Controller Operations & Maintenance – Overview
This section covers day-2 operations of Jenkins controllers. Once Jenkins is live in production, stability, upgrades, backups, and performance become more important than new features.
Why Controller Operations Matter
Poor controller operations lead to:
- Frequent outages
- Slow UI and builds
- Failed upgrades
- Data loss during incidents
Most Jenkins problems are operational, not pipeline-related.
What Is Included in Controller Operations
This phase focuses on:
- Safe upgrade strategies
- Plugin lifecycle management
- Backup and restore planning
- Disaster recovery readiness
- Performance tuning
- Capacity and stability management
Controller Lifecycle View
Typical lifecycle:
- Initial setup
- Production usage
- Continuous upgrades
- Incident handling
- Recovery and scaling
Operations ensure Jenkins survives all stages.
Separation of Responsibilities
Best practice:
- Controller → orchestration, metadata, scheduling
- Agents → execution and workloads
Operations must preserve this separation.

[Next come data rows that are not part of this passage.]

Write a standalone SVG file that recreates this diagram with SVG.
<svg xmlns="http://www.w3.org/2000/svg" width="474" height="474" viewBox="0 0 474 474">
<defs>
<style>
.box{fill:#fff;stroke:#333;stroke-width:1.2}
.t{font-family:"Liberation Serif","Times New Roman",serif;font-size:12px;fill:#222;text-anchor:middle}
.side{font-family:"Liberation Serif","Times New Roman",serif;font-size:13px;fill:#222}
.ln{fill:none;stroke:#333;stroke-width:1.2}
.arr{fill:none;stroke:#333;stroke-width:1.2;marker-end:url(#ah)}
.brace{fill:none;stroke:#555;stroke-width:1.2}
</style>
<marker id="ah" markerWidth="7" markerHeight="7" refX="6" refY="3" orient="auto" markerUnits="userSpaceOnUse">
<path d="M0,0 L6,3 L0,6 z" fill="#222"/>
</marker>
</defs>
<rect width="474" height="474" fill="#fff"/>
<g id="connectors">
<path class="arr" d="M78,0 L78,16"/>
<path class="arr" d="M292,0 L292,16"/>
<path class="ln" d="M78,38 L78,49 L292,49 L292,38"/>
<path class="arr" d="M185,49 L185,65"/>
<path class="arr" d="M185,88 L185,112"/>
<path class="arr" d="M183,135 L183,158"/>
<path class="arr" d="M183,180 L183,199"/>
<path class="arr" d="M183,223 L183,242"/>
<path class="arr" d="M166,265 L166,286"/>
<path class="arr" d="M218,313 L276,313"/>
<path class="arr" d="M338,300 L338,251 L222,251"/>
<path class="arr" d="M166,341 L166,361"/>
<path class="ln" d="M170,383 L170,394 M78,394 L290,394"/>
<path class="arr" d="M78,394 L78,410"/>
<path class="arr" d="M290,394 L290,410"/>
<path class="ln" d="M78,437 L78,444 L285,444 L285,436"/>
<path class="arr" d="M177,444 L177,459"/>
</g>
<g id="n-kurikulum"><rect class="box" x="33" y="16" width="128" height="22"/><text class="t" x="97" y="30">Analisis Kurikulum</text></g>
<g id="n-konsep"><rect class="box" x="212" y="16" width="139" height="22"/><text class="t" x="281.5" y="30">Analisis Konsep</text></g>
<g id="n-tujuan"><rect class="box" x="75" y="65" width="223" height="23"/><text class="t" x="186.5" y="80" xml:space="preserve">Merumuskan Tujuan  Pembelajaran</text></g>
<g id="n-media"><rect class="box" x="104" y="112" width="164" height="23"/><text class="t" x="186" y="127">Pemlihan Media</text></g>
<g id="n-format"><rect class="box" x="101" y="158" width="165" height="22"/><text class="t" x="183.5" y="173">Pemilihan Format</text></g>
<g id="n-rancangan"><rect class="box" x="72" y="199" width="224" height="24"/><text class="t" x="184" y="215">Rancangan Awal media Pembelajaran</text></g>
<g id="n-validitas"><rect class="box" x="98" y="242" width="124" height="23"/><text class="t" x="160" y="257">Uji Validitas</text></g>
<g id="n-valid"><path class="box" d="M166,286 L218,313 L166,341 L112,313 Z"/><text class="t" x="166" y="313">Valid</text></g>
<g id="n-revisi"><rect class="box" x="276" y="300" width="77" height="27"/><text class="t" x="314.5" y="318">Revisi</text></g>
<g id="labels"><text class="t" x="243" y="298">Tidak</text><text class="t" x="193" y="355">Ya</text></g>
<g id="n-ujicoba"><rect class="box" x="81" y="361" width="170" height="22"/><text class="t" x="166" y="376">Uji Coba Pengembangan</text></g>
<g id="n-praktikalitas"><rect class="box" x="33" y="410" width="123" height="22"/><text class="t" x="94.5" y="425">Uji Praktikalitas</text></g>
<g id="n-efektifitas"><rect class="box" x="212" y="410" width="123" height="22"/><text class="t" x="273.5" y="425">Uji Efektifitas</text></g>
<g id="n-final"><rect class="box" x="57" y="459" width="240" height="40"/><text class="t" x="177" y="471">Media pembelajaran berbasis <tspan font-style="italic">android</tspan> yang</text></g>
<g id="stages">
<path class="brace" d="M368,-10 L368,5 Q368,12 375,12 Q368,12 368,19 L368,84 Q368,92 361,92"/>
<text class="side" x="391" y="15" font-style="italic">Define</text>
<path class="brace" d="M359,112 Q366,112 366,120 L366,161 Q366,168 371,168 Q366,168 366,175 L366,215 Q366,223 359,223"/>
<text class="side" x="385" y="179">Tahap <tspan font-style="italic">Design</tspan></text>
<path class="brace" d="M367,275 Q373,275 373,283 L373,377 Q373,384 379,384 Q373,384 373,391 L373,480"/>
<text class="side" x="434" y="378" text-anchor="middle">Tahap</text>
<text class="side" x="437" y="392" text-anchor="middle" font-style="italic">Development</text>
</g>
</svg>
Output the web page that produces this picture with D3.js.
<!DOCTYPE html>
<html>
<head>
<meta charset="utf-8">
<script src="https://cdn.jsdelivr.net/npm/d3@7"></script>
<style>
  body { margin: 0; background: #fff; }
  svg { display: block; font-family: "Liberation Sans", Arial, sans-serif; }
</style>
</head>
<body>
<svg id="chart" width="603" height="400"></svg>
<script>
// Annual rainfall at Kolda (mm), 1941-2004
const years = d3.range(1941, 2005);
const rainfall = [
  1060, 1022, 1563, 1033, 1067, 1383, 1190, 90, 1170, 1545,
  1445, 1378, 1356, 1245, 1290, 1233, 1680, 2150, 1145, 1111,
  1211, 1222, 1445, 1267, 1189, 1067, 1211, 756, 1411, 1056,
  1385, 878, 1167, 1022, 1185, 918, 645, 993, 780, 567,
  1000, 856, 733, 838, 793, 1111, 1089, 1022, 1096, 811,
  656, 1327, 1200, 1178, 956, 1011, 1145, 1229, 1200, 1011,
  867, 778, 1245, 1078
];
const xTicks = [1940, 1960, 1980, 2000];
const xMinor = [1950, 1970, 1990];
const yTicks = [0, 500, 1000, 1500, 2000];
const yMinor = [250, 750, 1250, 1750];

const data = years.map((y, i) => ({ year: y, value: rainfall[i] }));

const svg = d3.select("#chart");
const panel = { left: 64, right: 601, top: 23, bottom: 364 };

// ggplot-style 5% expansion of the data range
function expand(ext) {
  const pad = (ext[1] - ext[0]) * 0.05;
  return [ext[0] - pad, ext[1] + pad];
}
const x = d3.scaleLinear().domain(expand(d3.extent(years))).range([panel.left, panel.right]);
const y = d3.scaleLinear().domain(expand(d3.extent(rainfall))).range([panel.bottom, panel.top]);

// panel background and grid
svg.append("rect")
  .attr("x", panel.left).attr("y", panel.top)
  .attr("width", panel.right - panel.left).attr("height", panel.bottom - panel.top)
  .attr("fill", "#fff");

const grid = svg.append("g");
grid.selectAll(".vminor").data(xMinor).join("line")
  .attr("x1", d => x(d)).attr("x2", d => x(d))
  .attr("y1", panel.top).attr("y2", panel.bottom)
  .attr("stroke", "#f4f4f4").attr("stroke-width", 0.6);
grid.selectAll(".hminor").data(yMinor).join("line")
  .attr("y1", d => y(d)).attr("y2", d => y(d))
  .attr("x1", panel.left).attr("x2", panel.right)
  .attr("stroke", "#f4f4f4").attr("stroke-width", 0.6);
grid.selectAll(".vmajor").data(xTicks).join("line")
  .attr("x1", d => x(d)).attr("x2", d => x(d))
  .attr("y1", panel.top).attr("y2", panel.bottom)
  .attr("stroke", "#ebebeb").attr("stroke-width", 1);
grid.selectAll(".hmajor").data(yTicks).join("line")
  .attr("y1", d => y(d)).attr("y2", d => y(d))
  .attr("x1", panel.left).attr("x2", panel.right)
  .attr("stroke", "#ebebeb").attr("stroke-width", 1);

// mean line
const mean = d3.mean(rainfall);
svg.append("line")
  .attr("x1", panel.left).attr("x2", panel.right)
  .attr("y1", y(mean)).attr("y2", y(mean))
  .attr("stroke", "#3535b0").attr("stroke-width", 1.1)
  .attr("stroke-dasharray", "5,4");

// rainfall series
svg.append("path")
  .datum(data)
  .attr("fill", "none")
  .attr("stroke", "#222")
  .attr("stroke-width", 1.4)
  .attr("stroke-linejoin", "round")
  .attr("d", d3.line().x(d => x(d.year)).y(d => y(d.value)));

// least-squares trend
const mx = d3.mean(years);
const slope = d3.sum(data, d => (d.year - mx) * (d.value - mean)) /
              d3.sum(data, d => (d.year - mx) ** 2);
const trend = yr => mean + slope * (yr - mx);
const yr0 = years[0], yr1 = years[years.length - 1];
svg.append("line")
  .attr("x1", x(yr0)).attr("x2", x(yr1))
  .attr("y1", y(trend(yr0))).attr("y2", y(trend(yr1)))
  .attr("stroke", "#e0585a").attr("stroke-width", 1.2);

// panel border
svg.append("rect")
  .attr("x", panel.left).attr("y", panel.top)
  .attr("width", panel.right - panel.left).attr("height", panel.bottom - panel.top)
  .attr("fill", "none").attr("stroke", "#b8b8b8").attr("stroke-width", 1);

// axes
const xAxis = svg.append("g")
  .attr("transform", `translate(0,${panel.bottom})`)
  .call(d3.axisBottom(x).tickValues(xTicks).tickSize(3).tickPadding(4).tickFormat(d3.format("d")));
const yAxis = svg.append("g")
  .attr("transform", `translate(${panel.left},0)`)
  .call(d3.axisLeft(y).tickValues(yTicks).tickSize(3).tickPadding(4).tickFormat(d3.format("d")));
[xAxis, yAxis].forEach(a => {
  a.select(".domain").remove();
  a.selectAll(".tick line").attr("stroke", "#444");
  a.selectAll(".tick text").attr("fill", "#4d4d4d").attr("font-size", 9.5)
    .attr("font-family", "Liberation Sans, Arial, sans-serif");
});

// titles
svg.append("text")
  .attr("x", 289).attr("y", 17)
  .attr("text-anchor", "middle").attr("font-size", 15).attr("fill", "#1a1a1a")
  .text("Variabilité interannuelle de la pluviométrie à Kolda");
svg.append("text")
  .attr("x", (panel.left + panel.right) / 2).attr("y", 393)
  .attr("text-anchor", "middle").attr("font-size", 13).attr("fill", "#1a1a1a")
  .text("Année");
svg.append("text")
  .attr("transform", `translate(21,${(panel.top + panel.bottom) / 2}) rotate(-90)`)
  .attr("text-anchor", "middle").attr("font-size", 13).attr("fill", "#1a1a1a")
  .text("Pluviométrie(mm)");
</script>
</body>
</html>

Core Risks in Controller Operations
- Upgrading without rollback plan
- Plugin incompatibilities
- No tested backups
- Resource exhaustion
- Manual, undocumented changes
This section addresses these risks directly.
What This Section Covers
This section is split into focused documents:
- Controller upgrade strategy
- Plugin upgrade management
- Backup strategy
- Restore procedures
- Disaster recovery planning
- Performance tuning
- Stability and capacity planning
Best-Practice Mindset
Controller operations should be:
- Predictable
- Repeatable
- Documented
- Testable
Treat Jenkins like any other critical production system.
Interview Focus Areas
- Why Jenkins upgrades fail
- Difference between backup and DR
- Common controller outage causes